_Exercise_
Below are some records. Reproduce them exactly from their first line through the line with "const outlierC = [1120, 1038, 545, 310];", inclusive.

_Dataset rows_
══════

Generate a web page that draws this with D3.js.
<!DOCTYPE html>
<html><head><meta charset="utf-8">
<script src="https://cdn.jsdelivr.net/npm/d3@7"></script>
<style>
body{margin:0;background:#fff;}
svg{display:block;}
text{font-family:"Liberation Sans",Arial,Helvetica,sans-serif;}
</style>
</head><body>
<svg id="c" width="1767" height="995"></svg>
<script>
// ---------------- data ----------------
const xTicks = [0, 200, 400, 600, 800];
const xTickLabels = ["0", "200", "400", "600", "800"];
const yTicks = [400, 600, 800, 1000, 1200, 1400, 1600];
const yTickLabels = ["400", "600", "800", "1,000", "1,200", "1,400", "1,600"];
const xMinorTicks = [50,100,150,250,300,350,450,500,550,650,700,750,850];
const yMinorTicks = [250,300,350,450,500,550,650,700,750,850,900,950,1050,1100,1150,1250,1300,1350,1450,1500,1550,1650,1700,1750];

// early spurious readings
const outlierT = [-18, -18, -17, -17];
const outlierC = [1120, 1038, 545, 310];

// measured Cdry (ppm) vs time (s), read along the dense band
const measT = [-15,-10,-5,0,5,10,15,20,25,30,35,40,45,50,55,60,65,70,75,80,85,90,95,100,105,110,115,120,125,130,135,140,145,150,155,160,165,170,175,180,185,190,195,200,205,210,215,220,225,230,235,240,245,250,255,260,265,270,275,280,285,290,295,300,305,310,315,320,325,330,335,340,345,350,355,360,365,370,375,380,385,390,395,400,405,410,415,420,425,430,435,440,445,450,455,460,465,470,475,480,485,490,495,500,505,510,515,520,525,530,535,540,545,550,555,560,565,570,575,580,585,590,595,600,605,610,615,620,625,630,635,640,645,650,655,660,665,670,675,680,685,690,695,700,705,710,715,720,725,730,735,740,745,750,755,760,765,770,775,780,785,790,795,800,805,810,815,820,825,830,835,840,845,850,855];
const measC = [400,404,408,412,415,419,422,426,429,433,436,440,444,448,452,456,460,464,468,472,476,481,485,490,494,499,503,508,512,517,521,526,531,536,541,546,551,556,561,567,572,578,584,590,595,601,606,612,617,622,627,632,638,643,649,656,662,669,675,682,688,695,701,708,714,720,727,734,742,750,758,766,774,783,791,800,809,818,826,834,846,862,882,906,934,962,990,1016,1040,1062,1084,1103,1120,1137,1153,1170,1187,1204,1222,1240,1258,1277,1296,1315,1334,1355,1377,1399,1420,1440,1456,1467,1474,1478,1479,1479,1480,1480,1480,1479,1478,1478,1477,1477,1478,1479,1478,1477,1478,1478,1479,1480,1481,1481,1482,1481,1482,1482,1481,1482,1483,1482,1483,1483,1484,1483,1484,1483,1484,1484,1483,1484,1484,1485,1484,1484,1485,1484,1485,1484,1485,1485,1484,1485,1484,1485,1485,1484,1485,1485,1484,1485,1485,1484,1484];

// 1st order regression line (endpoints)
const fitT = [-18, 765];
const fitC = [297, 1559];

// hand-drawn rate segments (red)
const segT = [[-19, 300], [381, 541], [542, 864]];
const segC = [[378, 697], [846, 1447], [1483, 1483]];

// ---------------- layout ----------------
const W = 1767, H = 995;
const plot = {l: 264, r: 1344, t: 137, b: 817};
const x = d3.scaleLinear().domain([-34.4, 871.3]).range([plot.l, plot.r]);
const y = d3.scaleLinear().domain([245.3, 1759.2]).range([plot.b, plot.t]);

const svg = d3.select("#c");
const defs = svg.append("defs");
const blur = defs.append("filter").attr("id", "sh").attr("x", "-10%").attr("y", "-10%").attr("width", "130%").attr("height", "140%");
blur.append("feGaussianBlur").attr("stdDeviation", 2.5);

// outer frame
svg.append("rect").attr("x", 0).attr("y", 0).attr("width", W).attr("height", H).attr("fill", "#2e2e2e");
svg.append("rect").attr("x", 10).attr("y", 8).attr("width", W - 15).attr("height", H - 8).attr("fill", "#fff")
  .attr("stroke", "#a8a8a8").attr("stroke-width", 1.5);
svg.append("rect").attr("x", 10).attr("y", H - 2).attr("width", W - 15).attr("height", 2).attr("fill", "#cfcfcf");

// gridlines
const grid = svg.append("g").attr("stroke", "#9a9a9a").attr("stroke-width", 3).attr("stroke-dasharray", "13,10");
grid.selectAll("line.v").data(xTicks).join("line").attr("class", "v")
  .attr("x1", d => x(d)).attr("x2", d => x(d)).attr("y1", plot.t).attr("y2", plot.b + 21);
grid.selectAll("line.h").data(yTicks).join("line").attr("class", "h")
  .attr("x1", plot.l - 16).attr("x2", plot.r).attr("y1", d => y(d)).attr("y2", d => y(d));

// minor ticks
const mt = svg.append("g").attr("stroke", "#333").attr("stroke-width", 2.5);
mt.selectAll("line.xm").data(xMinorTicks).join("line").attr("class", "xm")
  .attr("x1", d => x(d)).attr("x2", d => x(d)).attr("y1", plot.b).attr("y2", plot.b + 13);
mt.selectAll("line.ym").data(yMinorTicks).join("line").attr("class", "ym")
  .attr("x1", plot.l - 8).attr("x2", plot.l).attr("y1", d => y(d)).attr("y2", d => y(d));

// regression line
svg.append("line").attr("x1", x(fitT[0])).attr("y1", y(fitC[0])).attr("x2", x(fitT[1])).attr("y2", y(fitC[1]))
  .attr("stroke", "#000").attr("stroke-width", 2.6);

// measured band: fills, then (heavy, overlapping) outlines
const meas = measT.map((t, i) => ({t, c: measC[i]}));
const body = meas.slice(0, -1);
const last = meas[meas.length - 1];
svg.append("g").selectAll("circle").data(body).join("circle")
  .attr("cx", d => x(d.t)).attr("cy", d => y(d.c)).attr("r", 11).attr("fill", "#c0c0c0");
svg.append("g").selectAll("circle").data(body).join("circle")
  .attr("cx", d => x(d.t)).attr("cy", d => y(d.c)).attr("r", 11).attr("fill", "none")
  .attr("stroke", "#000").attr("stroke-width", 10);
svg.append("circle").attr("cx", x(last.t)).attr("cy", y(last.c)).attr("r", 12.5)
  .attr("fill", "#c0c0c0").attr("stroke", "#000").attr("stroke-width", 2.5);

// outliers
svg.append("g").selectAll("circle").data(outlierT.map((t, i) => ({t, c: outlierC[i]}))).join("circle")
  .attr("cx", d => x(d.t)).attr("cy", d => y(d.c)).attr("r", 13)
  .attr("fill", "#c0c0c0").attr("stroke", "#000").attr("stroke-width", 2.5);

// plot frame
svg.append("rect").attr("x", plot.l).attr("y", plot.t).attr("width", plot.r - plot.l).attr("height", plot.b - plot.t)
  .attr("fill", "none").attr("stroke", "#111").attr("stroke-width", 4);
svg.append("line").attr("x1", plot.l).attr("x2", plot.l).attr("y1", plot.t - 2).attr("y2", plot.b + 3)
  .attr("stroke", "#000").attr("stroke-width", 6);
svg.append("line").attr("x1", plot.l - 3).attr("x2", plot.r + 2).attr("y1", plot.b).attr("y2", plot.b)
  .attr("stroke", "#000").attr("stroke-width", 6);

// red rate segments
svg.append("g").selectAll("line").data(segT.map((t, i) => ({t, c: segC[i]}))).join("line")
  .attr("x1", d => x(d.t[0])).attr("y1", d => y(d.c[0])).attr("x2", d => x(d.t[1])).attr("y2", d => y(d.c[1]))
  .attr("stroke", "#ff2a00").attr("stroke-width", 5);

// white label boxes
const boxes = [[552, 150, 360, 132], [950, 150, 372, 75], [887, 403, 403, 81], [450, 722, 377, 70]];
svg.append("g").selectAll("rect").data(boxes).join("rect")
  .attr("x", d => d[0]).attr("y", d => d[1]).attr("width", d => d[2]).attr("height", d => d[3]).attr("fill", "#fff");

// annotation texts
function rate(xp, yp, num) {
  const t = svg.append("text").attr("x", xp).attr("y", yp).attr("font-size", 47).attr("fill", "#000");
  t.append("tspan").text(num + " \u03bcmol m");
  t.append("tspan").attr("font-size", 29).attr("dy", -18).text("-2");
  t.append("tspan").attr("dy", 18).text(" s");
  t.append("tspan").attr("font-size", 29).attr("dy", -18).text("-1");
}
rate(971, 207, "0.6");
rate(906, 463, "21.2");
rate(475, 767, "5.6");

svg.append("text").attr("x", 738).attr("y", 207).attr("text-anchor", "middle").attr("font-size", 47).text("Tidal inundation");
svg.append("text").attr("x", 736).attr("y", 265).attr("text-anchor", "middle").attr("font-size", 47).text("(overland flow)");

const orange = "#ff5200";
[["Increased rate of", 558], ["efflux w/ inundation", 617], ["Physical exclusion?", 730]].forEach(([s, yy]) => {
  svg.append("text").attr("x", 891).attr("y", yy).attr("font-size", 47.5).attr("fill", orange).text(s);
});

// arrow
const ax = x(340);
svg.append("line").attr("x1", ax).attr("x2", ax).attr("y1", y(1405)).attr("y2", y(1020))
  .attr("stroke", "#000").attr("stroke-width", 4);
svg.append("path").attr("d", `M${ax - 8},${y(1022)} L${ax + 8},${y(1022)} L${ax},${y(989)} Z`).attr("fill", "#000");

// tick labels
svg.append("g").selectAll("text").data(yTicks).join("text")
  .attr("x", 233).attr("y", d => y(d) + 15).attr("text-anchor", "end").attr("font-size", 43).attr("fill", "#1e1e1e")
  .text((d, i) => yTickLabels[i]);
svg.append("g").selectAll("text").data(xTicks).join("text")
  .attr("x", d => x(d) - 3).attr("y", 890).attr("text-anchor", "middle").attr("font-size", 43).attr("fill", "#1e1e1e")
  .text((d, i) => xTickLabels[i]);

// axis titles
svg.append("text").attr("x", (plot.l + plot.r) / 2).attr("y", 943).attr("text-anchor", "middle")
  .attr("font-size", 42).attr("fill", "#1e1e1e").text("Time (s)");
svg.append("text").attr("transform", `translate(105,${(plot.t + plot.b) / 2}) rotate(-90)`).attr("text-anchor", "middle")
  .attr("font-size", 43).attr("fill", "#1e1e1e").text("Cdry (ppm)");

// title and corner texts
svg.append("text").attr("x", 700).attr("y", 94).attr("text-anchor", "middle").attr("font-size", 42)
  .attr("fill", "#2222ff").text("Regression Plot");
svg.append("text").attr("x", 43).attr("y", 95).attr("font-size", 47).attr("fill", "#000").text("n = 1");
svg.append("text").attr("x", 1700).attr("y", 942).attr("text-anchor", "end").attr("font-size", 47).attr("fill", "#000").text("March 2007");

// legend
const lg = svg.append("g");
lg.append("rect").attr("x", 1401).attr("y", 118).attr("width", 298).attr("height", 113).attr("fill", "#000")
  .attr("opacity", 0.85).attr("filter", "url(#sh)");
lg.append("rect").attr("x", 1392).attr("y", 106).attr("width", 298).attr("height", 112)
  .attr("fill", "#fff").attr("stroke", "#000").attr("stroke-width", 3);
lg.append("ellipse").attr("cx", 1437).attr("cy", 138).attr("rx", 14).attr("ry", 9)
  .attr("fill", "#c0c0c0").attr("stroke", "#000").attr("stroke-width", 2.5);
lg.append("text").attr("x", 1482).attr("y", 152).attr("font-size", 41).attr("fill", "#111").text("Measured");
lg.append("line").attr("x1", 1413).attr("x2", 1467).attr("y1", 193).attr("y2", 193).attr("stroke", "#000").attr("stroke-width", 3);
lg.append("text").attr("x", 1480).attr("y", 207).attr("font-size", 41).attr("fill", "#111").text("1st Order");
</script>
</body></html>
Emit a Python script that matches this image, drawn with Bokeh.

══════

_Result_
Generate a web page that draws this with D3.js.
<!DOCTYPE html>
<html><head><meta charset="utf-8">
<script src="https://cdn.jsdelivr.net/npm/d3@7"></script>
<style>
body{margin:0;background:#fff;}
svg{display:block;}
text{font-family:"Liberation Sans",Arial,Helvetica,sans-serif;}
</style>
</head><body>
<svg id="c" width="1767" height="995"></svg>
<script>
// ---------------- data ----------------
const xTicks = [0, 200, 400, 600, 800];
const xTickLabels = ["0", "200", "400", "600", "800"];
const yTicks = [400, 600, 800, 1000, 1200, 1400, 1600];
const yTickLabels = ["400", "600", "800", "1,000", "1,200", "1,400", "1,600"];
const xMinorTicks = [50,100,150,250,300,350,450,500,550,650,700,750,850];
const yMinorTicks = [250,300,350,450,500,550,650,700,750,850,900,950,1050,1100,1150,1250,1300,1350,1450,1500,1550,1650,1700,1750];

// early spurious readings
const outlierT = [-18, -18, -17, -17];
const outlierC = [1120, 1038, 545, 310];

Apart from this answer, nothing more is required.